Giacomo Gotifredo Ferrari (baptised 2 April 1763 – 2 December 1842) was born in Rovereto in the Italian Alps, and was an Italian composer and singing teacher who spent most of his career in France and England. Four of his operas, I due svizzeri, II Rinaldo d'Asti, L'eroina di Raab, and Lo sbaglio fortunato premiered in the King's Theatre, London.
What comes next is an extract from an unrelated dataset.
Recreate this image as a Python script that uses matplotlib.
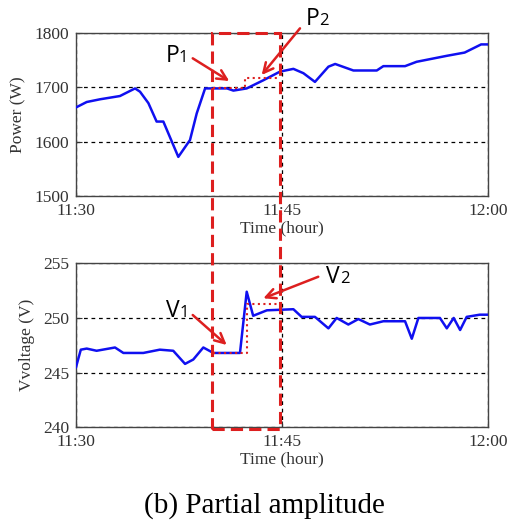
import matplotlib.pyplot as plt
from matplotlib.patches import Rectangle

# Tiempo en minutos desde las 11:30
t_p = [0, 0.78, 1.75, 3.2, 4.3, 4.66, 5.27, 5.87, 6.36, 7.45, 8.3, 8.79, 9.4, 10.0, 11.0,
       11.46, 12.43, 13.64, 14.86, 15.83, 16.56, 17.4, 18.38, 18.87, 20.2, 21.9, 22.38,
       23.96, 24.8, 26.0, 27.0, 28.3, 29.5, 30]
potencia = [1663, 1673, 1678, 1684, 1698, 1692, 1671, 1637, 1637, 1572, 1603, 1652, 1698,
            1698, 1698, 1694, 1698, 1713, 1729, 1734, 1726, 1710, 1738, 1743, 1731, 1731,
            1739, 1739, 1747, 1753, 1758, 1764, 1779, 1779]

t_v = [0, 0.35, 0.78, 1.5, 2.84, 3.45, 4.9, 6.1, 7.08, 7.94, 8.54, 9.27, 10.0, 11.94,
       12.43, 12.9, 13.9, 15.83, 16.43, 17.4, 18.38, 18.98, 19.83, 20.56, 21.4, 22.38,
       23.96, 24.45, 24.93, 26.5, 27.0, 27.5, 27.97, 28.45, 29.4, 30]
voltaje = [245.5, 247.1, 247.2, 247.0, 247.3, 246.8, 246.8, 247.1, 247.0, 245.8, 246.2,
           247.3, 246.8, 246.8, 252.4, 250.2, 250.7, 250.8, 250.1, 250.1, 249.05, 250.0,
           249.4, 249.9, 249.4, 249.7, 249.7, 248.1, 250.0, 250.0, 249.05, 250.0, 248.9,
           250.1, 250.3, 250.3]

# Escalones punteados (P1 -> P2, V1 -> V2)
t_escalon_p = [10.0, 12.3, 12.3, 14.6]
p_escalon = [1698, 1698, 1718, 1718]
t_escalon_v = [10.0, 12.48, 12.48, 14.7]
v_escalon = [246.8, 246.8, 251.3, 251.3]

# Ventana marcada
ventana = [9.9, 14.86]

ticks_x = [0, 15, 30]
etiquetas_x = ['11:30', '11:45', '12:00']

serif = 'Liberation Serif'
sans = 'Open Sans'
azul = '#1010f0'
rojo = '#dd1f1f'
gris = '#333333'

fig = plt.figure(figsize=(5.09, 5.23), dpi=100)
ax1 = fig.add_axes([76/509, 1-196/523, 412/509, 163/523])
ax2 = fig.add_axes([76/509, 1-427.3/523, 412/509, 164/523])

def estilo(ax, yticks, ylabel):
    ax.set_xlim(0, 30)
    ax.set_xticks(ticks_x)
    ax.set_xticklabels(etiquetas_x)
    ax.set_yticks(yticks)
    ax.set_ylim(yticks[0], yticks[-1])
    ax.grid(True, color='black', linestyle=(0, (3, 3)), linewidth=0.9)
    ax.tick_params(direction='in', length=4, colors=gris, labelsize=12.5, pad=5)
    for lab in ax.get_xticklabels() + ax.get_yticklabels():
        lab.set_fontfamily(serif)
    for s in ax.spines.values():
        s.set_color('#444444')
        s.set_linewidth(1.0)
    ax.set_xlabel('Time (hour)', family=serif, fontsize=12.5, color=gris, labelpad=1)
    ax.set_ylabel(ylabel, family=serif, fontsize=12.5, color=gris, labelpad=6)

# Gráfica de potencia
ax1.plot(t_p, potencia, color=azul, linewidth=1.8, zorder=3)
ax1.plot(t_escalon_p, p_escalon, color=rojo, linestyle=':', linewidth=1.5, zorder=4)
estilo(ax1, [1500, 1600, 1700, 1800], 'Power (W)')

# Gráfica de voltaje
ax2.plot(t_v, voltaje, color=azul, linewidth=1.8, zorder=3)
ax2.plot(t_escalon_v, v_escalon, color=rojo, linestyle=':', linewidth=1.5, zorder=4)
estilo(ax2, [240, 245, 250, 255], 'Vvoltage (V)')

# Flechas y etiquetas
flecha = dict(arrowstyle='->,head_length=0.7,head_width=0.35', color=rojo, lw=1.8,
              shrinkA=0, shrinkB=0)

def etiqueta(ax, x, y, letra, sub):
    ax.text(x, y, letra, family=sans, fontsize=16.5, ha='right', va='baseline',
            clip_on=False)
    ax.text(x, y, sub, family=sans, fontsize=12, ha='left', va='baseline',
            clip_on=False)

ax1.annotate('', xy=(11.16, 1711.6), xytext=(8.5, 1753.4), arrowprops=flecha,
             annotation_clip=False)
ax1.annotate('', xy=(13.52, 1722.7), xytext=(16.31, 1808.6), arrowprops=flecha,
             annotation_clip=False)
ax2.annotate('', xy=(10.97, 247.53), xytext=(8.5, 250.27), arrowprops=flecha,
             annotation_clip=False)
ax2.annotate('', xy=(13.64, 251.8), xytext=(17.64, 253.77), arrowprops=flecha,
             annotation_clip=False)

etiqueta(ax1, 7.5, 1746, 'P', '1')
etiqueta(ax1, 17.7, 1814, 'P', '2')
etiqueta(ax2, 7.55, 250.06, 'V', '1')
etiqueta(ax2, 19.2, 253.17, 'V', '2')

# Rectángulo rojo que cruza las dos gráficas
inv = fig.transFigure.inverted()
x0, y_sup = inv.transform(ax1.transData.transform((ventana[0], 1800)))
x1, _ = inv.transform(ax1.transData.transform((ventana[1], 1800)))
_, y_inf = inv.transform(ax2.transData.transform((ventana[0], 240)))
y_inf -= 2/523
rect = Rectangle((x0, y_inf), x1 - x0, y_sup - y_inf, transform=fig.transFigure,
                 fill=False, edgecolor=rojo, linewidth=2.2, linestyle=(0, (4, 2)),
                 zorder=10)
fig.patches.append(rect)

fig.text(264/509, 1-513/523, '(b) Partial amplitude', family=serif, fontsize=21,
         ha='center', va='baseline')

fig.savefig('out.png', dpi=100)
He also composed two ballets, a Mass, and numerous piano sonatas.

==Principal works==
Operas
- I due Svizzeri (opera buffa in one act, premiered King's Theatre, London, 14 May 1799)
- II Rinaldo d'Asti (opera buffa in two acts, premiered King's Theatre, London, 16 March 1802)
- L'eroina di Raab (opera seria in two acts, premiered King's Theatre, London, 8 April 1813)
- Lo sbaglio fortunato (opera buffa in one act, premiered King's Theatre, London 8 May 1817)

Ballets
- Borea e Zeffiro (premiered King's Theatre, London, 1805)
- La dama di spirito a Napoli (premiered King's Theatre, London, 1809)

Books
- Breve tratto di canto italiano, also published in English translation as Concise Treatise on Italian Singing (1818)
- Studio di musica teorica pratica (1830)
- Anedotti piacevoli e interessanti occorsi nella vita Giacomo Gotifredo Ferrari, da Rovereto (1830).